:: Exercise instructions ::
Repeat every line exactly, keeping the pictures out of the copy.

— begin —

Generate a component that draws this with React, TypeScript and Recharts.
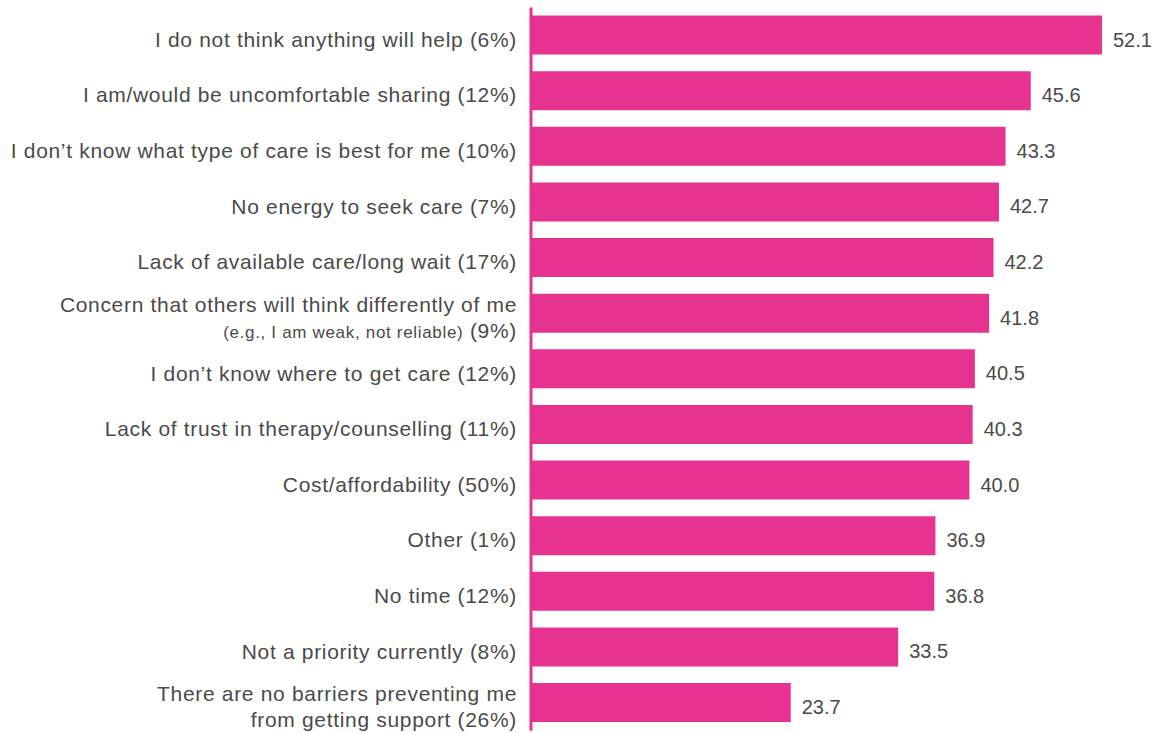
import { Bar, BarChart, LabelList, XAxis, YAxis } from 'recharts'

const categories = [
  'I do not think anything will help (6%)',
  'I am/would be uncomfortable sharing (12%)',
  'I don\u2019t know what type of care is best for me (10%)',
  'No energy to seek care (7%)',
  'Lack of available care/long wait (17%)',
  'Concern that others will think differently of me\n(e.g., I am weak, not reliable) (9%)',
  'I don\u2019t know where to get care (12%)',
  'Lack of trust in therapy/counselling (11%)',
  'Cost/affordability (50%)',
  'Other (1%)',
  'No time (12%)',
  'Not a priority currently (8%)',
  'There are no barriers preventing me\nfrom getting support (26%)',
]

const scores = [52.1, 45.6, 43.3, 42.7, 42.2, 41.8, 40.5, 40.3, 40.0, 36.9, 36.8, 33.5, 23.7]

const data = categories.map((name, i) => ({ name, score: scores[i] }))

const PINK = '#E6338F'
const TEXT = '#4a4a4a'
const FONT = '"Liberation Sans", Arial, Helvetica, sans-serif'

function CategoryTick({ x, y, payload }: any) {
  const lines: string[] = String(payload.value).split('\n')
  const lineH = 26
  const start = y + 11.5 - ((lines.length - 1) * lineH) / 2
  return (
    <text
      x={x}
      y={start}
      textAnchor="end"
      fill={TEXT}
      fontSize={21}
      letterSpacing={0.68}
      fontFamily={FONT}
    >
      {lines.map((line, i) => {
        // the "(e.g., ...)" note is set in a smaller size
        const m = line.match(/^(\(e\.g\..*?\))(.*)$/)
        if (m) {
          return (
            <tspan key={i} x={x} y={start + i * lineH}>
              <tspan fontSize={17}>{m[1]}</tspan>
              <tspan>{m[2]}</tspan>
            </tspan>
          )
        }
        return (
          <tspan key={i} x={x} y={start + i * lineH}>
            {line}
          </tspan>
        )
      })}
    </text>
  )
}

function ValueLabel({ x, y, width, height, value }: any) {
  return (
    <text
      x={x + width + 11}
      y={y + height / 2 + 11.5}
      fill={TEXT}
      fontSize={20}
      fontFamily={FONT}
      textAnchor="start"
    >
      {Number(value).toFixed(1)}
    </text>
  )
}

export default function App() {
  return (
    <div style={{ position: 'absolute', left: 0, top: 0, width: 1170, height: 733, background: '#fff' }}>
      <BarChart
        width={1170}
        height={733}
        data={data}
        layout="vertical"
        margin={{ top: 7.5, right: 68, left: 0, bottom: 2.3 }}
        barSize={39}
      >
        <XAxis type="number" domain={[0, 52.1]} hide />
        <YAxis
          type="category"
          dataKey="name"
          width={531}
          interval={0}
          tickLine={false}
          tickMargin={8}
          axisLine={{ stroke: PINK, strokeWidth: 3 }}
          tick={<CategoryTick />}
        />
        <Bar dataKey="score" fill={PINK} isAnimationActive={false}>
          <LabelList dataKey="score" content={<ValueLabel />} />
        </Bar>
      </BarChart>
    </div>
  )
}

— end —

:: Solution for this task ::
Generate a component that draws this with React, TypeScript and Recharts.
import { Bar, BarChart, LabelList, XAxis, YAxis } from 'recharts'

const categories = [
  'I do not think anything will help (6%)',
  'I am/would be uncomfortable sharing (12%)',
  'I don\u2019t know what type of care is best for me (10%)',
  'No energy to seek care (7%)',
  'Lack of available care/long wait (17%)',
  'Concern that others will think differently of me\n(e.g., I am weak, not reliable) (9%)',
  'I don\u2019t know where to get care (12%)',
  'Lack of trust in therapy/counselling (11%)',
  'Cost/affordability (50%)',
  'Other (1%)',
  'No time (12%)',
  'Not a priority currently (8%)',
  'There are no barriers preventing me\nfrom getting support (26%)',
]

const scores = [52.1, 45.6, 43.3, 42.7, 42.2, 41.8, 40.5, 40.3, 40.0, 36.9, 36.8, 33.5, 23.7]

const data = categories.map((name, i) => ({ name, score: scores[i] }))

const PINK = '#E6338F'
const TEXT = '#4a4a4a'
const FONT = '"Liberation Sans", Arial, Helvetica, sans-serif'

function CategoryTick({ x, y, payload }: any) {
  const lines: string[] = String(payload.value).split('\n')
  const lineH = 26
  const start = y + 11.5 - ((lines.length - 1) * lineH) / 2
  return (
    <text
      x={x}
      y={start}
      textAnchor="end"
      fill={TEXT}
      fontSize={21}
      letterSpacing={0.68}
      fontFamily={FONT}
    >
      {lines.map((line, i) => {
        // the "(e.g., ...)" note is set in a smaller size
        const m = line.match(/^(\(e\.g\..*?\))(.*)$/)
        if (m) {
          return (
            <tspan key={i} x={x} y={start + i * lineH}>
              <tspan fontSize={17}>{m[1]}</tspan>
              <tspan>{m[2]}</tspan>
            </tspan>
          )
        }
        return (
          <tspan key={i} x={x} y={start + i * lineH}>
            {line}
          </tspan>
        )
      })}
    </text>
  )
}

function ValueLabel({ x, y, width, height, value }: any) {
  return (
    <text
      x={x + width + 11}
      y={y + height / 2 + 11.5}
      fill={TEXT}
      fontSize={20}
      fontFamily={FONT}
      textAnchor="start"
    >
      {Number(value).toFixed(1)}
    </text>
  )
}

export default function App() {
  return (
    <div style={{ position: 'absolute', left: 0, top: 0, width: 1170, height: 733, background: '#fff' }}>
      <BarChart
        width={1170}
        height={733}
        data={data}
        layout="vertical"
        margin={{ top: 7.5, right: 68, left: 0, bottom: 2.3 }}
        barSize={39}
      >
        <XAxis type="number" domain={[0, 52.1]} hide />
        <YAxis
          type="category"
          dataKey="name"
          width={531}
          interval={0}
          tickLine={false}
          tickMargin={8}
          axisLine={{ stroke: PINK, strokeWidth: 3 }}
          tick={<CategoryTick />}
        />
        <Bar dataKey="score" fill={PINK} isAnimationActive={false}>
          <LabelList dataKey="score" content={<ValueLabel />} />
        </Bar>
      </BarChart>
    </div>
  )
}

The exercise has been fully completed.